EXERCISE REQUIREMENTS >> Retype the data exactly, from its first line to the line containing "2015', 'Nov 2015'];", including both, and skip any picture.

LISTED RECORDS >>
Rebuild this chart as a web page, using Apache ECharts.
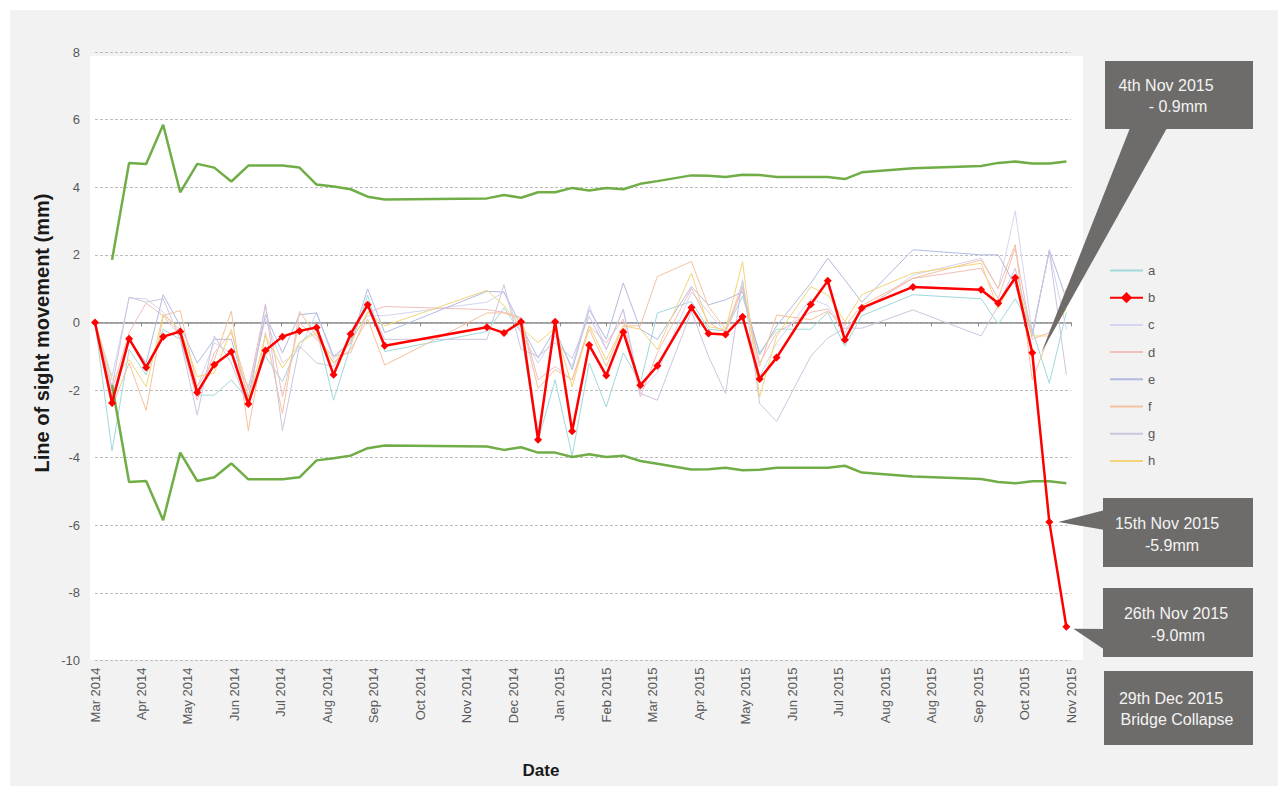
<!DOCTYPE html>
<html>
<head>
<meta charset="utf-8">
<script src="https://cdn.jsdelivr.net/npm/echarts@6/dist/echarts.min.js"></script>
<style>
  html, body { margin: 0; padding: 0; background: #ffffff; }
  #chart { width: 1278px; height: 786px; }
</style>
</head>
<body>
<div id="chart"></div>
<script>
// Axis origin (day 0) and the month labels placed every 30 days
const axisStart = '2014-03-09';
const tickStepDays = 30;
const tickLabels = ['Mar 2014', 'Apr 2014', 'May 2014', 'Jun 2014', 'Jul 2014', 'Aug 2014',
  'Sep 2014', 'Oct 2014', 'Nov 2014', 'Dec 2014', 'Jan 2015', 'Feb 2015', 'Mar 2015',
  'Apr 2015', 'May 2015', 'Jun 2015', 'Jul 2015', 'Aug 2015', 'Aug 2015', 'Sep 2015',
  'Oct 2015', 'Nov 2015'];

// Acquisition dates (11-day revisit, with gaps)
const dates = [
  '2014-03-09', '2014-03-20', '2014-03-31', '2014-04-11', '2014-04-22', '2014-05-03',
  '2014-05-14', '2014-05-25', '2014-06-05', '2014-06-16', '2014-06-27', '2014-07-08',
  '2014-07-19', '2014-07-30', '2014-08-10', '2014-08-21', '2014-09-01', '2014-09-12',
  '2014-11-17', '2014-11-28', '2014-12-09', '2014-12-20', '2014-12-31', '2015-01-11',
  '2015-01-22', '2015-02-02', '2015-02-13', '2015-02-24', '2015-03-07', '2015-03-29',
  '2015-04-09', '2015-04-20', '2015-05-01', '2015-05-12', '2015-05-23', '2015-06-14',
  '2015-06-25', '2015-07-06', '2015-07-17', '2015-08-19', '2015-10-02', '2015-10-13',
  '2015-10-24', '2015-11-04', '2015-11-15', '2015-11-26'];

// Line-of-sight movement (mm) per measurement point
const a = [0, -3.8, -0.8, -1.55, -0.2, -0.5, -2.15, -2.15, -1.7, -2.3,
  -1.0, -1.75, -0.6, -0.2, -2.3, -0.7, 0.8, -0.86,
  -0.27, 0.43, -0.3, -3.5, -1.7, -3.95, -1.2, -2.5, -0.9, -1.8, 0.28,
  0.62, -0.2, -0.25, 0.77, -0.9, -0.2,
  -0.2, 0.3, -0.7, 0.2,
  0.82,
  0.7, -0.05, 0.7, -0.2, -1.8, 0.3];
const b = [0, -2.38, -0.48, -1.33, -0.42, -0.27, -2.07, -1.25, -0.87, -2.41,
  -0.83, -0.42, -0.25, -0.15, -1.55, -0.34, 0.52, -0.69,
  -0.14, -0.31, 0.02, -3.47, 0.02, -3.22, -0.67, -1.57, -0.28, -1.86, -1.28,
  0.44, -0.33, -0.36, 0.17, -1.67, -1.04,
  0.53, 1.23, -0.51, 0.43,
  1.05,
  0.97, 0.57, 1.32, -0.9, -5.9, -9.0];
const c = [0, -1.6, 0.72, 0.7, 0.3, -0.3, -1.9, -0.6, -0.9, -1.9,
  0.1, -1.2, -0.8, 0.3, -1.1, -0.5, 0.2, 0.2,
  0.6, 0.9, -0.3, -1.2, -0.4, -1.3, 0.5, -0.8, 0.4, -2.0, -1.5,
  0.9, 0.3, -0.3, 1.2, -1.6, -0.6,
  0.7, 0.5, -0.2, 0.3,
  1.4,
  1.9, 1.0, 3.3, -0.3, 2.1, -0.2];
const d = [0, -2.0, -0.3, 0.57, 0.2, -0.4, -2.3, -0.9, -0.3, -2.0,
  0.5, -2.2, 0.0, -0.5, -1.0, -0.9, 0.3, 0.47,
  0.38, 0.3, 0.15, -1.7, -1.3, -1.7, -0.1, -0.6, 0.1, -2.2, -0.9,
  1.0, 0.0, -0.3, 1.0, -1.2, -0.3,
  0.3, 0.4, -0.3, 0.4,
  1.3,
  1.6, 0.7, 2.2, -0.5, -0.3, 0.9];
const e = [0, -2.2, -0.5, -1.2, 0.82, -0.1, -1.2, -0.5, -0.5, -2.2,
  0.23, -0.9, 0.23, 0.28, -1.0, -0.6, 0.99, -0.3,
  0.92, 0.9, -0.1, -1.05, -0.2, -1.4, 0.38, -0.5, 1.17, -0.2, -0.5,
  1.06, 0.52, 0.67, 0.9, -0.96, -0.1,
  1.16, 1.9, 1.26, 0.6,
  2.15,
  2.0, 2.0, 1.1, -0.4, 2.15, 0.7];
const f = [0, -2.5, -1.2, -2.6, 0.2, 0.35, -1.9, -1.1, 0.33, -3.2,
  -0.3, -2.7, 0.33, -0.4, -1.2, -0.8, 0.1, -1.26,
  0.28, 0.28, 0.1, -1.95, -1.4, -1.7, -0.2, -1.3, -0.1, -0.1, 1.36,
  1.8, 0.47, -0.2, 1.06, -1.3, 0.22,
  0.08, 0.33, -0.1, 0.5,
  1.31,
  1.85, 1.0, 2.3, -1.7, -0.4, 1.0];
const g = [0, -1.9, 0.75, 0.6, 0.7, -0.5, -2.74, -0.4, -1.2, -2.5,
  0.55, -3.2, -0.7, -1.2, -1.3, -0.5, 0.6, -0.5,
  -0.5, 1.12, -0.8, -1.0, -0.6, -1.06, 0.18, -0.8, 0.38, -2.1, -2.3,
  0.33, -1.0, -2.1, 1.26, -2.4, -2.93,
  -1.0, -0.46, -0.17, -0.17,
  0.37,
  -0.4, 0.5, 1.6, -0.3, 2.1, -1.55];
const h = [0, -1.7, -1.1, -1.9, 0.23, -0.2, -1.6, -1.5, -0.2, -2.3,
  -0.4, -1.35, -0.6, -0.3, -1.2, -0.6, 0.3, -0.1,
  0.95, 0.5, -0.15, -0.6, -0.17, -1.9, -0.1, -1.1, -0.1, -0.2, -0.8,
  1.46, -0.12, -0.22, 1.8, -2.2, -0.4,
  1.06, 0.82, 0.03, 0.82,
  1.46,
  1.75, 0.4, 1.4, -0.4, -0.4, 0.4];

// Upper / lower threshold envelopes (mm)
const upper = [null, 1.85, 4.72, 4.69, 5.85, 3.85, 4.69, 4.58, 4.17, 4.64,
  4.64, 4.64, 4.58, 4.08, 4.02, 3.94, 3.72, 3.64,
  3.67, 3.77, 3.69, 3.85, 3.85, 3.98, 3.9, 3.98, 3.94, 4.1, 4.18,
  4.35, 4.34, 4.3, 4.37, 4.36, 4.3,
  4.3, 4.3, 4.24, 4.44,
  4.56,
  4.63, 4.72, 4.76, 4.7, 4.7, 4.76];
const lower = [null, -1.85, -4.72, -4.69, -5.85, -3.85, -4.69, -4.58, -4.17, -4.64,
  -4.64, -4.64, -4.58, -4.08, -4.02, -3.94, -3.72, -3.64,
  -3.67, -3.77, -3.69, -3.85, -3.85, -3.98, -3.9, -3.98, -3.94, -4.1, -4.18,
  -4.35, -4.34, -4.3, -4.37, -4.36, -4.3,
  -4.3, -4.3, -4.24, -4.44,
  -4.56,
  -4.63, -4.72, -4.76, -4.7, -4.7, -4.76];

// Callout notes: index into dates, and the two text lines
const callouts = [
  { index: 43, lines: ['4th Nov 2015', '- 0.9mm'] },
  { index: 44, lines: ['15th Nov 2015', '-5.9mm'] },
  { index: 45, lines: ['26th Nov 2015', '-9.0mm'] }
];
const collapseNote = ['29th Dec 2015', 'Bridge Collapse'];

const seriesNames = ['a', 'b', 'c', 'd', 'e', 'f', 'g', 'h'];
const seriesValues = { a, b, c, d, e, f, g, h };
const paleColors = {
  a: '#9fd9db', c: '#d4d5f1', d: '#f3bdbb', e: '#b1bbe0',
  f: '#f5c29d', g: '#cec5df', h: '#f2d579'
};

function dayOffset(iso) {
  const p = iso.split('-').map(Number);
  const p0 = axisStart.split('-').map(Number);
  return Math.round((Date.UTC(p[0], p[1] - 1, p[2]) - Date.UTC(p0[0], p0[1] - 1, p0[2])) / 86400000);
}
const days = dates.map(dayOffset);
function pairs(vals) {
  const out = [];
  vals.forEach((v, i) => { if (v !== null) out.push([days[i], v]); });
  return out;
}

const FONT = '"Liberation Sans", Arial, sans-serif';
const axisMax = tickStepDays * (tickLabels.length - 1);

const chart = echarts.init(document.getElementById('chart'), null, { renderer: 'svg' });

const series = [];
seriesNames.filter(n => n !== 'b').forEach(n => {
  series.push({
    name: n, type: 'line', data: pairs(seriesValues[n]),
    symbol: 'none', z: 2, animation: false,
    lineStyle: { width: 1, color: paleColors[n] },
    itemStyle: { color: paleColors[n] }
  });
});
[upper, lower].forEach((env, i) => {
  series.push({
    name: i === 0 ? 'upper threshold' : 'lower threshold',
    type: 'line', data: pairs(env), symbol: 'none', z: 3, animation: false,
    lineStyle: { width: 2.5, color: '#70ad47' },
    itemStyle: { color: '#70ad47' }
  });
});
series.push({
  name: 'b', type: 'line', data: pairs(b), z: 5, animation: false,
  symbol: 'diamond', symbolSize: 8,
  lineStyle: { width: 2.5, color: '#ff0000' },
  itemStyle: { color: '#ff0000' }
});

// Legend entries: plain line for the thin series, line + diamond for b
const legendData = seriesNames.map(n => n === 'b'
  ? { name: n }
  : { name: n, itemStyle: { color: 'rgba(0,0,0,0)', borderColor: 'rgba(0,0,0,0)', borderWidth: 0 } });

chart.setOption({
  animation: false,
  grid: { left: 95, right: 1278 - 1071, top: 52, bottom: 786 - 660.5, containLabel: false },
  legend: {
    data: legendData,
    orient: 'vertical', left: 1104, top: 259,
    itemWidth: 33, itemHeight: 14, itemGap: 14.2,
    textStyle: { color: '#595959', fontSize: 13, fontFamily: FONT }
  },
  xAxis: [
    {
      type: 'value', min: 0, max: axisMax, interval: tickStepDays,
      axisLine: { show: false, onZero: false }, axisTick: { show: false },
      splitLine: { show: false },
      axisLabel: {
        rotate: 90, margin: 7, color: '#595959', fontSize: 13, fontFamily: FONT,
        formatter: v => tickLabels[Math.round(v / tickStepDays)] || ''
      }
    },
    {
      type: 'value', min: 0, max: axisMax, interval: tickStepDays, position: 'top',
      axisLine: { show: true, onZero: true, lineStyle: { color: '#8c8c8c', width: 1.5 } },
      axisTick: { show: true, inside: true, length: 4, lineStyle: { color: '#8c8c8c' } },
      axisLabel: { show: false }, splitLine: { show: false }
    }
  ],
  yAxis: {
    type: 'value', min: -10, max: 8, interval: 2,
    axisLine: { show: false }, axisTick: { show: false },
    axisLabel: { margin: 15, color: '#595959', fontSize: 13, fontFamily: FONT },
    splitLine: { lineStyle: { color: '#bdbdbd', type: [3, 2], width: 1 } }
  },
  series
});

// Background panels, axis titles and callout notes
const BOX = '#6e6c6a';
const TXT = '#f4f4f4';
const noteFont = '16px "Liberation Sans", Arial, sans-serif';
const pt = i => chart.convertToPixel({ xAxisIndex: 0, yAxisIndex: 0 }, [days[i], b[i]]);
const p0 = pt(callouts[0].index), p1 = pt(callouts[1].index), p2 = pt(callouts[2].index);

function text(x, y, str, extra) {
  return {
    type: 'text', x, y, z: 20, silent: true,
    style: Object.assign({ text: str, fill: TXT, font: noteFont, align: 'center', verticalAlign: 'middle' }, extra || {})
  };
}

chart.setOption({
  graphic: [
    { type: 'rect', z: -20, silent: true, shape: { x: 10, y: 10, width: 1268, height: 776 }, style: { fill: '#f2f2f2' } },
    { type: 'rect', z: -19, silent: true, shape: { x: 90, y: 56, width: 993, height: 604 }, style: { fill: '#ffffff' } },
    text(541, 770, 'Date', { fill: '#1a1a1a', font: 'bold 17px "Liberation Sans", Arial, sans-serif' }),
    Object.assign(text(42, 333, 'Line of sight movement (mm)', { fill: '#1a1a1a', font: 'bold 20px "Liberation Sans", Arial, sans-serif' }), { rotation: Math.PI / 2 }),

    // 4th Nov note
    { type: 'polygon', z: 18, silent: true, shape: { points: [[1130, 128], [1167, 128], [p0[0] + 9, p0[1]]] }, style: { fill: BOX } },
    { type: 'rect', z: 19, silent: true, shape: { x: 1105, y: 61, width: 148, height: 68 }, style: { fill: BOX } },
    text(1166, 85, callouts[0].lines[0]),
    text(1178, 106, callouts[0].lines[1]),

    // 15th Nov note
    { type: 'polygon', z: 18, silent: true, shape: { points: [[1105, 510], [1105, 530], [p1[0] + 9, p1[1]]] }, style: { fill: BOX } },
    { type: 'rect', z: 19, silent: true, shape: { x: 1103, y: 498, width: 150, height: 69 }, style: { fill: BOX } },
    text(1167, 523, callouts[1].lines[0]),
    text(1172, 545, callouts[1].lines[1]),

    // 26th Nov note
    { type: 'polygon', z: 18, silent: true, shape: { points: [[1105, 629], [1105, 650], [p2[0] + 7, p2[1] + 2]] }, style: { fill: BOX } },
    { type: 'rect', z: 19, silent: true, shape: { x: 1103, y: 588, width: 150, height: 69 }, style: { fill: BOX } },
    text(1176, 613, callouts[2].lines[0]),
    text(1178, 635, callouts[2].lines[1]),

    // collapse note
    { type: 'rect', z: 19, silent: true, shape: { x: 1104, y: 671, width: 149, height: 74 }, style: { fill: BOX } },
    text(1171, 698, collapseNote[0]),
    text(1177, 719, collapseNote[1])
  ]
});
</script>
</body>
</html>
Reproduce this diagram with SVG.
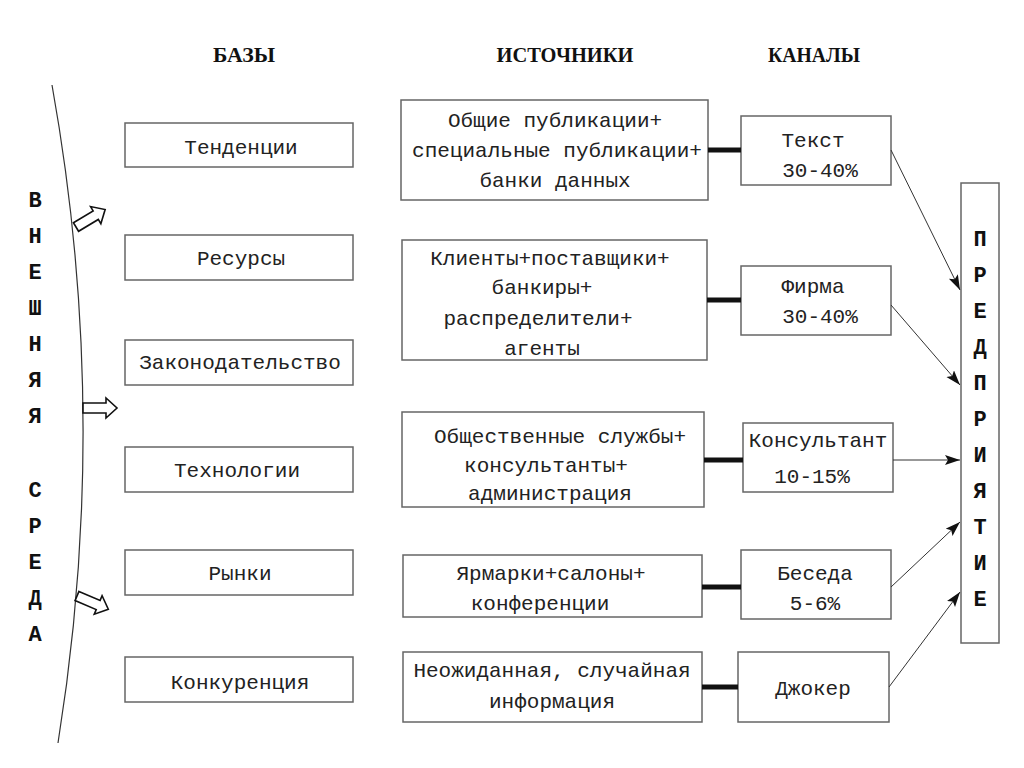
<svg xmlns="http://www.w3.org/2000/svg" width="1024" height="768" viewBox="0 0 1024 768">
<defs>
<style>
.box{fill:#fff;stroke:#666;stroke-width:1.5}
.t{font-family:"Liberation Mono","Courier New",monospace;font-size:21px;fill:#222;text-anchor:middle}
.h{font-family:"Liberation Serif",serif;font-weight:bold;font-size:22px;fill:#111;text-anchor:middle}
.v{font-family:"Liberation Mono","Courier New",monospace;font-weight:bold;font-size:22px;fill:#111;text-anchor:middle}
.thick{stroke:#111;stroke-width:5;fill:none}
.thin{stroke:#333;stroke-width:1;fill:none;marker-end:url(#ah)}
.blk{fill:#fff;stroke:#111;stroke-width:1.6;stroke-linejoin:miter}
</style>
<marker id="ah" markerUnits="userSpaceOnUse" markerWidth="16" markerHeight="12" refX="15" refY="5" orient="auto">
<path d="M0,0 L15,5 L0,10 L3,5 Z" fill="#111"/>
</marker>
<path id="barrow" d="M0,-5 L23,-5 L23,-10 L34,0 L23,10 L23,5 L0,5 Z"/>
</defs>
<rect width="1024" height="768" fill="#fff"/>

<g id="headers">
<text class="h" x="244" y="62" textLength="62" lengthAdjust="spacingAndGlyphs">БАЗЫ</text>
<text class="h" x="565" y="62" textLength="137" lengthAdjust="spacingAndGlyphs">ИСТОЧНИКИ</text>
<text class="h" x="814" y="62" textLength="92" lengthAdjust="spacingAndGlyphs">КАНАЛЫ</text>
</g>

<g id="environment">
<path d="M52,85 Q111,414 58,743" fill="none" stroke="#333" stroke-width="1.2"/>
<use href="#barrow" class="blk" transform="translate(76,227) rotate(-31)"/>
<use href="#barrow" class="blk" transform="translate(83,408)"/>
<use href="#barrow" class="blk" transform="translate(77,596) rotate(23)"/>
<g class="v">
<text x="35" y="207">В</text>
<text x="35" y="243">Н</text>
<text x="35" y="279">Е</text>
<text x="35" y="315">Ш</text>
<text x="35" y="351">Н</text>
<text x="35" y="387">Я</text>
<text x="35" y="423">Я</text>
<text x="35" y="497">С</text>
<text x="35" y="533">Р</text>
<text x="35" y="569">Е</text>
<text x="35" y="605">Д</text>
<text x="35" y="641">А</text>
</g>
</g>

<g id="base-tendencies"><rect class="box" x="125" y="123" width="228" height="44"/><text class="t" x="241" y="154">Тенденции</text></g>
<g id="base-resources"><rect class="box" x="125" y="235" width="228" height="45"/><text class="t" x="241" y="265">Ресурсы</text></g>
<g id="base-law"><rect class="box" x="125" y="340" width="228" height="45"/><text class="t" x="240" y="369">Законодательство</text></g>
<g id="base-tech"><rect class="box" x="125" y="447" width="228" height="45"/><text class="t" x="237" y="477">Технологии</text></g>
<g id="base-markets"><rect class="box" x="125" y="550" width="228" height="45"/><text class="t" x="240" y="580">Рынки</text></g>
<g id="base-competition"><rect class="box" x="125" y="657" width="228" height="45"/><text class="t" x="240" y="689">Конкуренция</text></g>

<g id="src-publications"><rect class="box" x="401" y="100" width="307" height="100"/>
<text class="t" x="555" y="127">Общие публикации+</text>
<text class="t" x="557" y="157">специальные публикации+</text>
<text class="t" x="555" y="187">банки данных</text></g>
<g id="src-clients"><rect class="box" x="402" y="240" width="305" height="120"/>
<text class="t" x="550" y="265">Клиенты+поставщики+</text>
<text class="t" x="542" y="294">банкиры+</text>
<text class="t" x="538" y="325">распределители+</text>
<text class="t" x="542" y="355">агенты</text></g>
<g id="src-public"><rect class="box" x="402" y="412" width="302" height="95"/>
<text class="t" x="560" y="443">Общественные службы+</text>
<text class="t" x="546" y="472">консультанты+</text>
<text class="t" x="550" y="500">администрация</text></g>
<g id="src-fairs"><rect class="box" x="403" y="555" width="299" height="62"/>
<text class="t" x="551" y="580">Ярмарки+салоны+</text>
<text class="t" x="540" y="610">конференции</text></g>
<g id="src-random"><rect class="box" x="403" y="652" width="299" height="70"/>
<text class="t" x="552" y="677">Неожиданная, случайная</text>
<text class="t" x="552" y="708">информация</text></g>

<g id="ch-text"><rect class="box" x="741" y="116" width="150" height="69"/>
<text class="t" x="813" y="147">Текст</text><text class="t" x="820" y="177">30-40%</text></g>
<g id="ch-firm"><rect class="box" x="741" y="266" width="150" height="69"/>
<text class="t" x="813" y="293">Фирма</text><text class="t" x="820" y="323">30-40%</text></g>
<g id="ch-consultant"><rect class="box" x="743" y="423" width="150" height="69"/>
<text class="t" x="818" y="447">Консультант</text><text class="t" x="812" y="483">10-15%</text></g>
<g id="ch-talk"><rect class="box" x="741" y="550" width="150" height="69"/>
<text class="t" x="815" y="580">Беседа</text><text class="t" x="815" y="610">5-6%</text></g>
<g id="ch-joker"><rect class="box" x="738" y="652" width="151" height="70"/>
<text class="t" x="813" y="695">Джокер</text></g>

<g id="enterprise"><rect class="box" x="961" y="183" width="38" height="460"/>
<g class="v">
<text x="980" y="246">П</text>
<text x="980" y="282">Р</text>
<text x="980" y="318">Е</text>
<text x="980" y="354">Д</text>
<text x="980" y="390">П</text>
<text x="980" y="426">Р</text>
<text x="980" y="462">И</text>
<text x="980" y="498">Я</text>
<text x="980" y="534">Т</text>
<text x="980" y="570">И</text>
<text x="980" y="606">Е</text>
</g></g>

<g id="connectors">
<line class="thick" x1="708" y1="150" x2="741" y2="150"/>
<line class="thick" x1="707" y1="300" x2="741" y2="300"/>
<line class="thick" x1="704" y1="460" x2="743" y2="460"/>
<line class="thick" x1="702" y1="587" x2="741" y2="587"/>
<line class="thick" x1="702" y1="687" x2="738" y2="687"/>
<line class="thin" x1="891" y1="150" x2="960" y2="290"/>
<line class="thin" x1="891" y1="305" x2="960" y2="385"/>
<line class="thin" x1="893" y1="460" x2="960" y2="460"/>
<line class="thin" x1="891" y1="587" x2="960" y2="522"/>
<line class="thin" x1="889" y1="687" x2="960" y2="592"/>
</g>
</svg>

SOLUTION TO THIS TASK >>
Rebuild this chart as a web page, using Apache ECharts.
<!DOCTYPE html>
<html>
<head>
<meta charset="utf-8">
<script src="https://cdn.jsdelivr.net/npm/echarts@6/dist/echarts.min.js"></script>
<style>
  html, body { margin: 0; padding: 0; background: #ffffff; }
  #chart { width: 1278px; height: 786px; }
</style>
</head>
<body>
<div id="chart"></div>
<script>
// Axis origin (day 0) and the month labels placed every 30 days
const axisStart = '2014-03-09';
const tickStepDays = 30;
const tickLabels = ['Mar 2014', 'Apr 2014', 'May 2014', 'Jun 2014', 'Jul 2014', 'Aug 2014',
  'Sep 2014', 'Oct 2014', 'Nov 2014', 'Dec 2014', 'Jan 2015', 'Feb 2015', 'Mar 2015',
  'Apr 2015', 'May 2015', 'Jun 2015', 'Jul 2015', 'Aug 2015', 'Aug 2015', 'Sep 2015',
  'Oct 2015', 'Nov 2015'];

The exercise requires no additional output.